Reduce swappiness to minimize disk writes:

sysctl vm.swappiness=10

Disk Cache

Adjust the ratio of cached dirty memory:

sysctl -w vm.dirty_ratio=10
sysctl -w vm.dirty_background_ratio=5

TRIM (for SSDs)

Enable TRIM for SSDs to maintain performance:

fstrim -v /

Or add the discard option to the mount options in /etc/fstab.

Journaling

For ext4 file systems, you can disable journaling for better write performance (at the cost of data integrity):

tune2fs -O ^has_journal /dev/sda1

Noatime

Use the noatime mount option to reduce disk writes:

In /etc/fstab:

UUID=xxx / ext4 defaults,noatime 0 1

5. Monitoring Tools for Long-term Analysis

sysstat

sysstat includes tools like sar (System Activity Reporter) for long-term performance monitoring.

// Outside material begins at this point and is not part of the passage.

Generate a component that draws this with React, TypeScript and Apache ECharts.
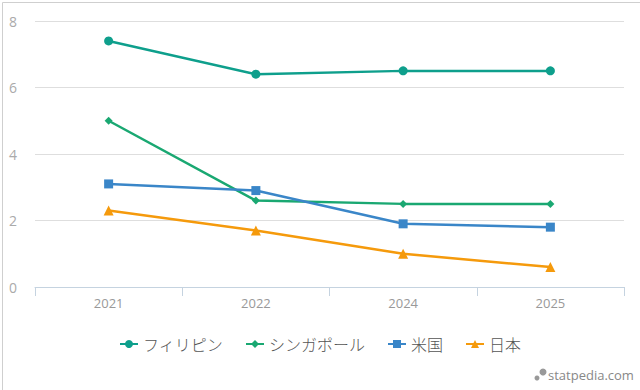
import React, { useEffect, useRef } from "react";
import * as echarts from "echarts";

const categories = ["2021", "2022", "2024", "2025"];
const seriesNames = ["フィリピン", "シンガポール", "米国", "日本"];
const philippines = [7.4, 6.4, 6.5, 6.5];
const singapore = [5.0, 2.6, 2.5, 2.5];
const usa = [3.1, 2.9, 1.9, 1.8];
const japan = [2.3, 1.7, 1.0, 0.6];
const colors = ["#0e9f8c", "#1aa872", "#3a86c8", "#f59a0c"];
const symbols = ["circle", "diamond", "rect", "triangle"];
const symbolSizes = [9, 8, 9, 10];

export default function App() {
  const ref = useRef<HTMLDivElement>(null);
  useEffect(() => {
    document.body.style.margin = "0";
    const chart = echarts.init(ref.current!, null, { renderer: "svg" });
    const data = [philippines, singapore, usa, japan];
    chart.setOption({
      animation: false,
      backgroundColor: "#fff",
      grid: { left: 35, right: 16, top: 21, bottom: 103, containLabel: false },
      legend: {
        bottom: 33,
        left: "center",
        itemWidth: 18,
        itemHeight: 10,
        itemGap: 22,
        textStyle: { fontFamily: "Noto Sans CJK JP", fontSize: 16, fontWeight: 300, color: "#555" },
        data: seriesNames,
      },
      xAxis: {
        type: "category",
        data: categories,
        boundaryGap: true,
        axisLine: { lineStyle: { color: "#c5d3e0" } },
        axisTick: { show: true, length: 9, lineStyle: { color: "#c5d3e0" } },
        axisLabel: { color: "#999", fontSize: 13, fontFamily: "Open Sans", margin: 9 },
      },
      yAxis: {
        type: "value",
        min: 0,
        max: 8,
        interval: 2,
        axisLine: { show: false },
        axisTick: { show: false },
        axisLabel: { color: "#aaa", fontSize: 14, fontFamily: "Open Sans", margin: 18 },
        splitLine: { lineStyle: { color: "#dedede" } },
      },
      series: seriesNames.map((name, i) => ({
        name,
        type: "line",
        data: data[i],
        symbol: symbols[i],
        symbolSize: symbolSizes[i],
        showSymbol: true,
        itemStyle: { color: colors[i] },
        lineStyle: { color: colors[i], width: 2.5 },
      })),
      graphic: [
        {
          type: "rect",
          left: 0,
          top: 0,
          shape: { x: 0.5, y: 0.5, width: 639, height: 389 },
          style: { fill: "none", stroke: "#cfcfcf", lineWidth: 1 },
          silent: true,
        },
        { type: "circle", shape: { cx: 537, cy: 378, r: 2.5 }, style: { fill: "#999" } },
        { type: "circle", shape: { cx: 543, cy: 372, r: 3.5 }, style: { fill: "#999" } },
        {
          type: "text",
          x: 548,
          y: 368,
          style: { text: "statpedia.com", fill: "#888", fontSize: 13, fontFamily: "Open Sans" },
        },
      ],
    });
    return () => chart.dispose();
  }, []);
  return <div ref={ref} style={{ width: 640, height: 390 }} />;
}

To enable data collection:

systemctl enable sysstat
systemctl start sysstat

To view collected data:

sar -d

Prometheus + Node Exporter + Grafana

For a more comprehensive monitoring solution:

  • Install and configure Prometheus
  • Set up Node Exporter on monitored systems
  • Create dashboards in Grafana for visualization

6. Best Practices

Regular Maintenance

  • Run fsck regularly on unmounted file systems
  • Use SMART monitoring tools for early warning of disk failures
  • Perform regular backups

Capacity Planning

  • Monitor disk usage trends
  • Plan for capacity increases before running out of space

RAID Considerations

  • Use appropriate RAID levels for your use case
  • Monitor RAID health and replace failed disks promptly

SSD-specific Considerations

  • Enable TRIM
  • Monitor SSD wear levels
  • Consider over-provisioning for write-heavy workloads

This guide covers the basics of Linux disk monitoring and tuning. Remember that optimal settings depend on your specific hardware and workload. Always test changes in a non-production environment first.